French Hill, CEO of Delta Bank and former Treasury official in the first Bush administration
Hill’s name has been floated for some time and he’s said to have visited Washington D.C. to talk to party honchos about a potential run, but if he’s making any preparations to run, it’s all behind the scenes.
Scott Ford, former Alltel CEO
This is another name that’s been mentioned but again, if he’s considering it, it’s thus far been behind the scenes.
Curtis Coleman, a Little Rock businessman and compatriot of former Gov. Mike Huckabee
Brantley keeps floating his name, so I include him here. Also, I don’t know what he looks like or have a photo of him, so we’re using that photo of ’80s superstar rapper Kurtis Blow as a placeholder.
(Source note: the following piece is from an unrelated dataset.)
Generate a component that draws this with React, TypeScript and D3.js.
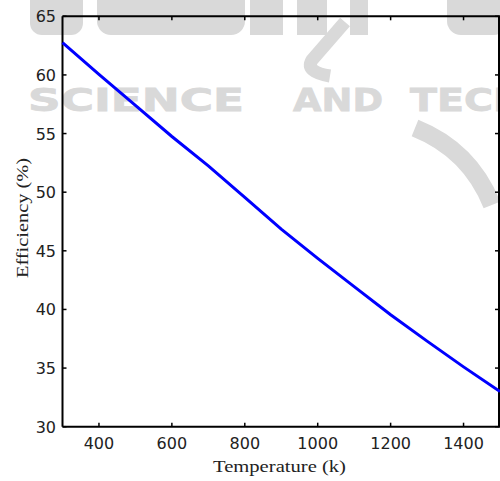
import React from "react";
import * as d3 from "d3";

const temperatures = [300, 400, 500, 600, 700, 800, 900, 1000, 1100, 1200, 1300, 1400, 1500];
const efficiency = [62.75, 60.05, 57.4, 54.75, 52.25, 49.55, 46.85, 44.35, 41.95, 39.55, 37.3, 35.1, 33.0];
const xTicks = [400, 600, 800, 1000, 1200, 1400];
const yTicks = [30, 35, 40, 45, 50, 55, 60, 65];
const xTitle = "Temperature (k)";
const yTitle = "Efficiency (%)";

const W = 500;
const H = 481;
const m = { left: 62.5, right: 500, top: 16.3, bottom: 426.7 };

export default function App() {
  const x = d3.scaleLinear().domain([300, 1500]).range([m.left, m.right]);
  const y = d3.scaleLinear().domain([30, 65]).range([m.bottom, m.top]);
  const data = temperatures.map((t, i) => [t, efficiency[i]] as [number, number]);
  const line = d3.line<[number, number]>().x((d) => x(d[0])).y((d) => y(d[1]));
  const tickFont = "'DejaVu Sans', sans-serif";
  const serif = "'Liberation Serif', 'Times New Roman', serif";
  const wm = "#d9d9d9";
  return (
    <svg width={W} height={H} style={{ position: "absolute", left: 0, top: 0, background: "#fff" }}>
      <rect width={W} height={H} fill="#fff" />
      {/* watermark */}
      <g fill={wm}>
        <rect x={30} y={-20} width={53} height={55} rx={12} />
        <rect x={97} y={-20} width={148} height={55} rx={14} />
        <rect x={250} y={-20} width={33} height={55} />
        <rect x={297} y={-20} width={30} height={55} />
        <rect x={350} y={-20} width={18} height={55} />
        <rect x={447} y={-20} width={60} height={55} rx={14} />
      </g>
      <g fill="none" stroke={wm}>
        <path d="M 345 22 L 312 60 Q 305 72 330 76" strokeWidth={13} />
        <path d="M 415 128 Q 470 150 492 205" strokeWidth={18} />
      </g>
      <g fill={wm} stroke={wm} strokeWidth={0.8} fontFamily="'DejaVu Sans', sans-serif" fontWeight="bold" fontSize={32}>
        <text x={28} y={111} textLength={216} lengthAdjust="spacingAndGlyphs">SCIENCE</text>
        <text x={293} y={111} textLength={90} lengthAdjust="spacingAndGlyphs">AND</text>
        <text x={410} y={111} textLength={300} lengthAdjust="spacingAndGlyphs">TECHNOLOGY</text>
      </g>
      {/* axes box */}
      <g stroke="#000" strokeWidth={2} fill="none">
        <line x1={m.left} x2={m.right} y1={m.top} y2={m.top} />
        <line x1={m.left} x2={m.right} y1={m.bottom} y2={m.bottom} />
        <line x1={m.left} x2={m.left} y1={m.top} y2={m.bottom} />
        <line x1={m.right - 1} x2={m.right - 1} y1={m.top} y2={m.bottom} />
      </g>
      <g stroke="#000" strokeWidth={1.5}>
        {xTicks.map((t) => (
          <g key={"xt" + t}>
            <line x1={x(t)} x2={x(t)} y1={m.bottom} y2={m.bottom - 4} />
            <line x1={x(t)} x2={x(t)} y1={m.top} y2={m.top + 4} />
          </g>
        ))}
        {yTicks.map((t) => (
          <g key={"yt" + t}>
            <line x1={m.left} x2={m.left + 4} y1={y(t)} y2={y(t)} />
            <line x1={m.right - 1} x2={m.right - 5} y1={y(t)} y2={y(t)} />
          </g>
        ))}
      </g>
      <path d={line(data) || ""} fill="none" stroke="#0000ff" strokeWidth={3} />
      <g fontFamily={tickFont} fontSize={16} fill="#222">
        {xTicks.map((t) => (
          <text key={"xl" + t} x={x(t)} y={449} textAnchor="middle">{t}</text>
        ))}
        {yTicks.map((t) => (
          <text key={"yl" + t} x={56} y={y(t) + 6} textAnchor="end">{t}</text>
        ))}
      </g>
      <text x={213} y={472} fontFamily={serif} fontSize={17} fill="#222" textLength={133} lengthAdjust="spacingAndGlyphs">{xTitle}</text>
      <text transform={`translate(27.5,278) rotate(-90)`} fontFamily={serif} fontSize={17} fill="#222" textLength={120} lengthAdjust="spacingAndGlyphs">{yTitle}</text>
    </svg>
  );
}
Who’s handicapping the race? Roby Brock at Talk Business, that’s who. Go over here to read an assessment (link is now fixed) of each GOP hopeful’s strengths and weaknesses.
Also, let’s not forget Lincoln’s recent announcement that she will not support union-backed card check legislation in the Senate. That move breathed new life into rumors that she might face a labor-backed primary challenge from the left (a scenario I find highly unlikely). And the name that’s frequently invoked as a possible primary challenger is Lt. Gov. Bill Halter. Tolbert’s been keeping a close eye on this one, though Halter continues to say he has no such intentions. (The Arkansas Democrat-Gazette’s Kane Webb asked Halter point blank, but he feigned exasperation and didn’t answer the question—see end of interview.)